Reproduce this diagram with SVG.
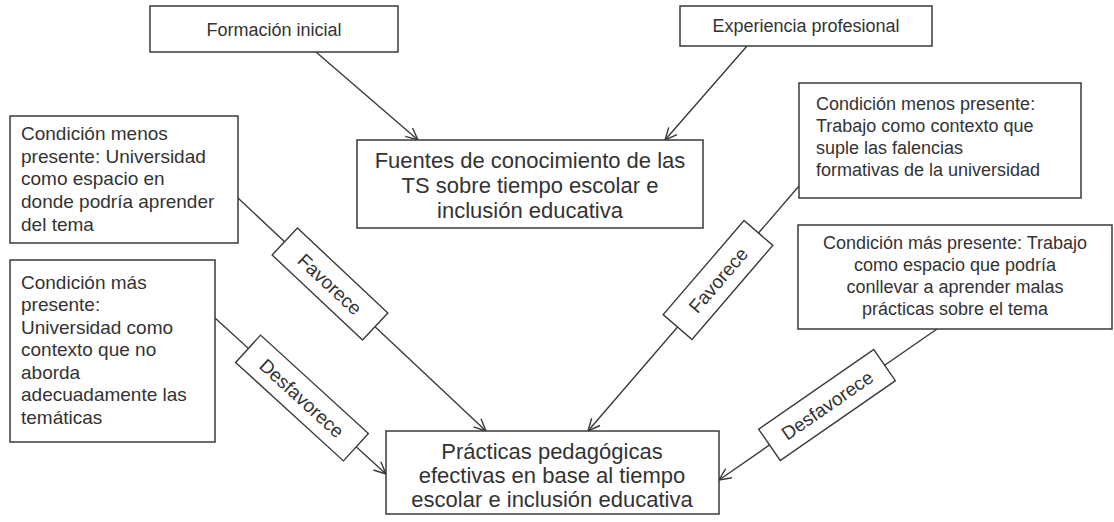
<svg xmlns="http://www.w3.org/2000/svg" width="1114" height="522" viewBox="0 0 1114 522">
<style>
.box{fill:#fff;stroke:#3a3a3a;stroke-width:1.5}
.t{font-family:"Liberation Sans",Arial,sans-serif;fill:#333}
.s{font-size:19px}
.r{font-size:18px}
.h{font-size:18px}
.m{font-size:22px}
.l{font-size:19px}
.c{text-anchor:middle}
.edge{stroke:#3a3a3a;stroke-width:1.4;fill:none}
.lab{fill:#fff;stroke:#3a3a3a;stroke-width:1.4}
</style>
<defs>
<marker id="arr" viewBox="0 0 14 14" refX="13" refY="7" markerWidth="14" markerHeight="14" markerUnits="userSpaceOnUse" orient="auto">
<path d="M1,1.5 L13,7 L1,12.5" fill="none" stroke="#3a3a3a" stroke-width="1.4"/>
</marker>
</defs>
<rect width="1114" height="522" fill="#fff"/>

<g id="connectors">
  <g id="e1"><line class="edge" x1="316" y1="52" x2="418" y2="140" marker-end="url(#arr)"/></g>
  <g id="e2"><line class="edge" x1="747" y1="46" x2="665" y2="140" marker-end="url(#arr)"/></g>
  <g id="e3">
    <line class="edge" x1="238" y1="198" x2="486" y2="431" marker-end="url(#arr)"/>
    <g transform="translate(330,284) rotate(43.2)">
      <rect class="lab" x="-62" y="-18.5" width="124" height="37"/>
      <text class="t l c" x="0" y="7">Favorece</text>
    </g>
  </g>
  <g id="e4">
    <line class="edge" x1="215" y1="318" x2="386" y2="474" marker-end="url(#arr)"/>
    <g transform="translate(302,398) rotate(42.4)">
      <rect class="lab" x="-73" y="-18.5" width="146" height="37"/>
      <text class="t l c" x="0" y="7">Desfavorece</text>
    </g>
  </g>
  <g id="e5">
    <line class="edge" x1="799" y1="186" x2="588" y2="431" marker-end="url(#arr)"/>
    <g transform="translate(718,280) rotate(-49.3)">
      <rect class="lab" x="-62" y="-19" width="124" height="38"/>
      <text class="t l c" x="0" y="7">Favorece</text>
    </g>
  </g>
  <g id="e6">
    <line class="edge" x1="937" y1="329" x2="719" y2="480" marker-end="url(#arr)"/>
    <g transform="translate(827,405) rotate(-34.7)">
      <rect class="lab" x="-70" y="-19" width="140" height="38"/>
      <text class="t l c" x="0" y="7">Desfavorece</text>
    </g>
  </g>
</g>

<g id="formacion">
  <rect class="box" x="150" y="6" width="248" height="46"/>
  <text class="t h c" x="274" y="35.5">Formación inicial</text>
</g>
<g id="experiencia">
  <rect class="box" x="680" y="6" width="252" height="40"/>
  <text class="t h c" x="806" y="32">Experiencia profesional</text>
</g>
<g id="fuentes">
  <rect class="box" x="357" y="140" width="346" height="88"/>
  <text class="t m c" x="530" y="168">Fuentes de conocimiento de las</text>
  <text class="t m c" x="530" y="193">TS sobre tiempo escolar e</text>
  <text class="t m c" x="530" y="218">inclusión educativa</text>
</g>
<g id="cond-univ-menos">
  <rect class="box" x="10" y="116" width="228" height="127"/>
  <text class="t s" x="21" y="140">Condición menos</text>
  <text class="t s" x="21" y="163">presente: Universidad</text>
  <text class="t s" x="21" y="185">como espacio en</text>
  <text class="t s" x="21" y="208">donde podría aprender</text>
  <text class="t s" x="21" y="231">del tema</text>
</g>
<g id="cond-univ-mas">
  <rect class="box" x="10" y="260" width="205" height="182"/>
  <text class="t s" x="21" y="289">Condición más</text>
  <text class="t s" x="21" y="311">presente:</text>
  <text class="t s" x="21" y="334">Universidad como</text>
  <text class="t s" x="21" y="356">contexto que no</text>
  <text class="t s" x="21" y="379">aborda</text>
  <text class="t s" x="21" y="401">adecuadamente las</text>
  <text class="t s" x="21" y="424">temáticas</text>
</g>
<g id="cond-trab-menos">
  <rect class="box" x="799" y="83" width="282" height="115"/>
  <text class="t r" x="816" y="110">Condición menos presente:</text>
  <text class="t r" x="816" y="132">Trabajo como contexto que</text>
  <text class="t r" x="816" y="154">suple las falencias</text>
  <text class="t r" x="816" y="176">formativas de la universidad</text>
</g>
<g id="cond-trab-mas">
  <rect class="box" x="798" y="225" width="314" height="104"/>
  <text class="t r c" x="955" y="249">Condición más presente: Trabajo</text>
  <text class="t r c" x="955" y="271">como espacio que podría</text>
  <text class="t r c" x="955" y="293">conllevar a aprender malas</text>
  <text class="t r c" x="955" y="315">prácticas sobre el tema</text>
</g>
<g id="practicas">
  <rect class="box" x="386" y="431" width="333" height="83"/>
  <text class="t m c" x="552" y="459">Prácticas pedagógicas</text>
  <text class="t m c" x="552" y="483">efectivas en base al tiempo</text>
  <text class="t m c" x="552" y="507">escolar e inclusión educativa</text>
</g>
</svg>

#####

* **Description of the task**:
Without the pictures, output the full listing exactly as it stands.

* **Reply**:
Reproduce this diagram with SVG.
<svg xmlns="http://www.w3.org/2000/svg" width="1114" height="522" viewBox="0 0 1114 522">
<style>
.box{fill:#fff;stroke:#3a3a3a;stroke-width:1.5}
.t{font-family:"Liberation Sans",Arial,sans-serif;fill:#333}
.s{font-size:19px}
.r{font-size:18px}
.h{font-size:18px}
.m{font-size:22px}
.l{font-size:19px}
.c{text-anchor:middle}
.edge{stroke:#3a3a3a;stroke-width:1.4;fill:none}
.lab{fill:#fff;stroke:#3a3a3a;stroke-width:1.4}
</style>
<defs>
<marker id="arr" viewBox="0 0 14 14" refX="13" refY="7" markerWidth="14" markerHeight="14" markerUnits="userSpaceOnUse" orient="auto">
<path d="M1,1.5 L13,7 L1,12.5" fill="none" stroke="#3a3a3a" stroke-width="1.4"/>
</marker>
</defs>
<rect width="1114" height="522" fill="#fff"/>

<g id="connectors">
  <g id="e1"><line class="edge" x1="316" y1="52" x2="418" y2="140" marker-end="url(#arr)"/></g>
  <g id="e2"><line class="edge" x1="747" y1="46" x2="665" y2="140" marker-end="url(#arr)"/></g>
  <g id="e3">
    <line class="edge" x1="238" y1="198" x2="486" y2="431" marker-end="url(#arr)"/>
    <g transform="translate(330,284) rotate(43.2)">
      <rect class="lab" x="-62" y="-18.5" width="124" height="37"/>
      <text class="t l c" x="0" y="7">Favorece</text>
    </g>
  </g>
  <g id="e4">
    <line class="edge" x1="215" y1="318" x2="386" y2="474" marker-end="url(#arr)"/>
    <g transform="translate(302,398) rotate(42.4)">
      <rect class="lab" x="-73" y="-18.5" width="146" height="37"/>
      <text class="t l c" x="0" y="7">Desfavorece</text>
    </g>
  </g>
  <g id="e5">
    <line class="edge" x1="799" y1="186" x2="588" y2="431" marker-end="url(#arr)"/>
    <g transform="translate(718,280) rotate(-49.3)">
      <rect class="lab" x="-62" y="-19" width="124" height="38"/>
      <text class="t l c" x="0" y="7">Favorece</text>
    </g>
  </g>
  <g id="e6">
    <line class="edge" x1="937" y1="329" x2="719" y2="480" marker-end="url(#arr)"/>
    <g transform="translate(827,405) rotate(-34.7)">
      <rect class="lab" x="-70" y="-19" width="140" height="38"/>
      <text class="t l c" x="0" y="7">Desfavorece</text>
    </g>
  </g>
</g>

<g id="formacion">
  <rect class="box" x="150" y="6" width="248" height="46"/>
  <text class="t h c" x="274" y="35.5">Formación inicial</text>
</g>
<g id="experiencia">
  <rect class="box" x="680" y="6" width="252" height="40"/>
  <text class="t h c" x="806" y="32">Experiencia profesional</text>
</g>
<g id="fuentes">
  <rect class="box" x="357" y="140" width="346" height="88"/>
  <text class="t m c" x="530" y="168">Fuentes de conocimiento de las</text>
  <text class="t m c" x="530" y="193">TS sobre tiempo escolar e</text>
  <text class="t m c" x="530" y="218">inclusión educativa</text>
</g>
<g id="cond-univ-menos">
  <rect class="box" x="10" y="116" width="228" height="127"/>
  <text class="t s" x="21" y="140">Condición menos</text>
  <text class="t s" x="21" y="163">presente: Universidad</text>
  <text class="t s" x="21" y="185">como espacio en</text>
  <text class="t s" x="21" y="208">donde podría aprender</text>
  <text class="t s" x="21" y="231">del tema</text>
</g>
<g id="cond-univ-mas">
  <rect class="box" x="10" y="260" width="205" height="182"/>
  <text class="t s" x="21" y="289">Condición más</text>
  <text class="t s" x="21" y="311">presente:</text>
  <text class="t s" x="21" y="334">Universidad como</text>
  <text class="t s" x="21" y="356">contexto que no</text>
  <text class="t s" x="21" y="379">aborda</text>
  <text class="t s" x="21" y="401">adecuadamente las</text>
  <text class="t s" x="21" y="424">temáticas</text>
</g>
<g id="cond-trab-menos">
  <rect class="box" x="799" y="83" width="282" height="115"/>
  <text class="t r" x="816" y="110">Condición menos presente:</text>
  <text class="t r" x="816" y="132">Trabajo como contexto que</text>
  <text class="t r" x="816" y="154">suple las falencias</text>
  <text class="t r" x="816" y="176">formativas de la universidad</text>
</g>
<g id="cond-trab-mas">
  <rect class="box" x="798" y="225" width="314" height="104"/>
  <text class="t r c" x="955" y="249">Condición más presente: Trabajo</text>
  <text class="t r c" x="955" y="271">como espacio que podría</text>
  <text class="t r c" x="955" y="293">conllevar a aprender malas</text>
  <text class="t r c" x="955" y="315">prácticas sobre el tema</text>
</g>
<g id="practicas">
  <rect class="box" x="386" y="431" width="333" height="83"/>
  <text class="t m c" x="552" y="459">Prácticas pedagógicas</text>
  <text class="t m c" x="552" y="483">efectivas en base al tiempo</text>
  <text class="t m c" x="552" y="507">escolar e inclusión educativa</text>
</g>
</svg>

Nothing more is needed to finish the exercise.